Need it be added that this does not mean teaching morals and manners to children, thirty minutes a day, three times a week? That is a minor fragment of moral education. It means that all phases of the process— the relation of pupil and teacher, school and home, the government and discipline, the lessons taught in every subject, the environment, the proportioning of the curriculum, of physical, emotional and intellectual culture—all shall be focussed and organized upon the one significant aim of the whole—character.
Further, if education is to overcome the menaces and solve the dilemma of democracy, it must be carried beyond childhood and youth and outside the walls of academic institutions. The ever wider education of adult citizenship is indispensable to the progress and safety of democracy.

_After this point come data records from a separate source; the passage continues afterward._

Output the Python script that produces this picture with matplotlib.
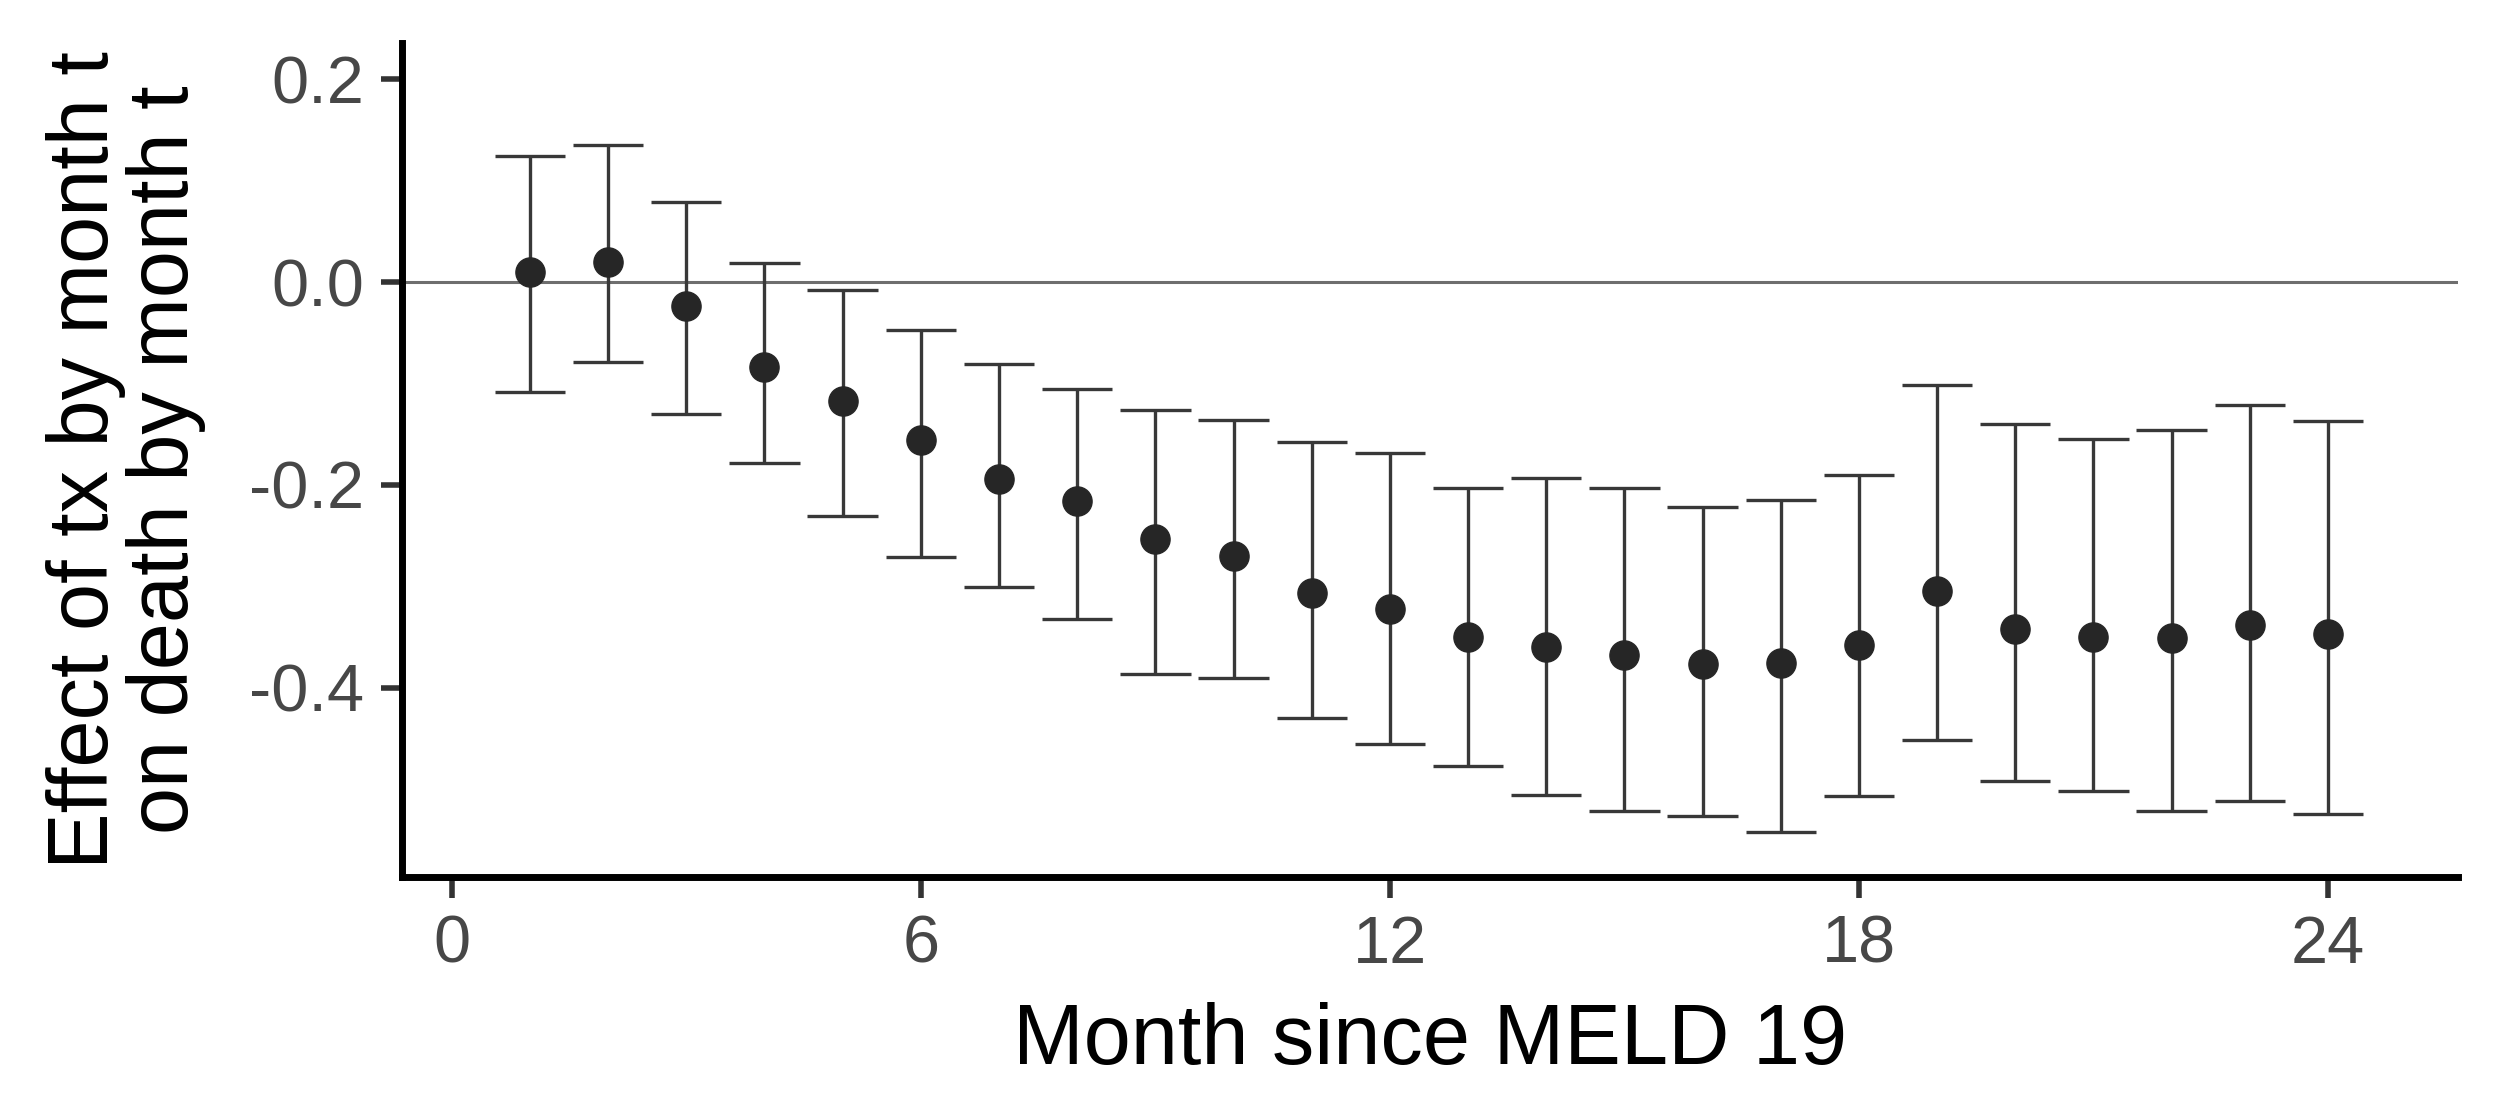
import numpy as np
import matplotlib.pyplot as plt

plt.rcParams['font.family'] = ['Liberation Sans', 'DejaVu Sans']

months = np.arange(1, 25)
estimate = [0.010, 0.020, -0.024, -0.084, -0.117, -0.156, -0.194, -0.216,
            -0.253, -0.270, -0.307, -0.323, -0.350, -0.360, -0.368, -0.377,
            -0.376, -0.358, -0.305, -0.342, -0.350, -0.351, -0.338, -0.347]
upper = [0.124, 0.135, 0.079, 0.019, -0.008, -0.047, -0.081, -0.105,
         -0.126, -0.136, -0.158, -0.169, -0.203, -0.193, -0.203, -0.222,
         -0.215, -0.190, -0.101, -0.140, -0.155, -0.146, -0.121, -0.137]
lower = [-0.108, -0.079, -0.130, -0.178, -0.231, -0.271, -0.301, -0.332,
         -0.387, -0.391, -0.430, -0.456, -0.477, -0.506, -0.522, -0.527,
         -0.543, -0.507, -0.452, -0.492, -0.502, -0.522, -0.512, -0.525]

x_ticks = [0, 6, 12, 18, 24]
y_ticks = [0.2, 0.0, -0.2, -0.4]

fig = plt.figure(figsize=(25, 11.11), dpi=100)
ax = fig.add_axes([0.1607, 0.2106, 0.8224, 0.7507])

ax.axhline(0, color='#6e6e6e', lw=2.2, zorder=1)

# error bars, caps 0.9 months wide like ggplot's default
ax.vlines(months, lower, upper, color='#383838', lw=2.4, zorder=2)
ax.hlines(upper, months - 0.45, months + 0.45, color='#383838', lw=2.4, zorder=2)
ax.hlines(lower, months - 0.45, months + 0.45, color='#383838', lw=2.4, zorder=2)
ax.plot(months, estimate, 'o', color='#262626', markersize=21, zorder=3)

ax.set_xlim(-0.64, 25.66)
ax.set_ylim(-0.587, 0.236)
ax.set_xticks(x_ticks)
ax.set_yticks(y_ticks)
ax.set_yticklabels(['0.2', '0.0', '-0.2', '-0.4'])

for s in ['top', 'right']:
    ax.spines[s].set_visible(False)
for s in ['left', 'bottom']:
    ax.spines[s].set_linewidth(5)
    ax.spines[s].set_color('black')

ax.tick_params(axis='both', length=15, width=4, color='#333333',
               labelsize=48, labelcolor='#474747', pad=12)

ax.set_xlabel('Month since MELD 19', fontsize=61, color='black', labelpad=18)
ax.set_ylabel('Effect of tx by month t\non death by month t', fontsize=61,
              color='black', va='center', linespacing=1.0)
ax.yaxis.set_label_coords(-0.134, 0.5)

fig.savefig('out.png', dpi=100, facecolor='white')
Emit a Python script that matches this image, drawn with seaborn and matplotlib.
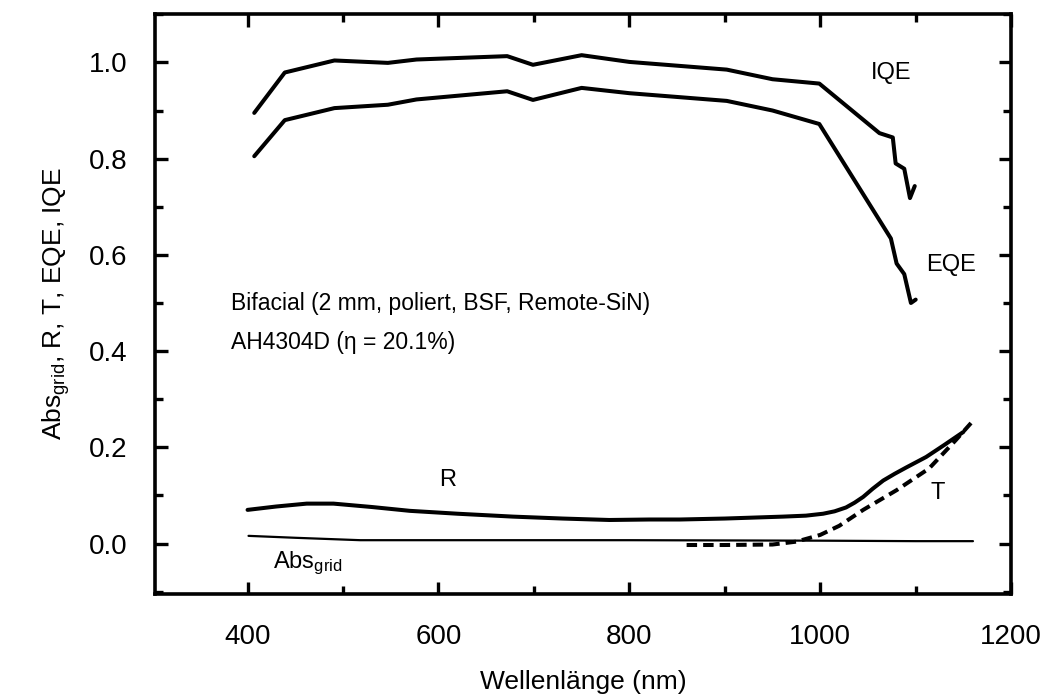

It is one of the glaring illustrations of the inefficiency of our democracy that there are still communities where school boards build school houses with public money, open them five or six hours, five days in the week, and refuse to allow them to be opened any other hour of the day or night, for a civic forum, parents' meeting, public lecture or other activity of adult education; and yet we call ourselves a practical people! Surely, in a democracy, the state is as vitally interested in the education of the adult citizen as of the child.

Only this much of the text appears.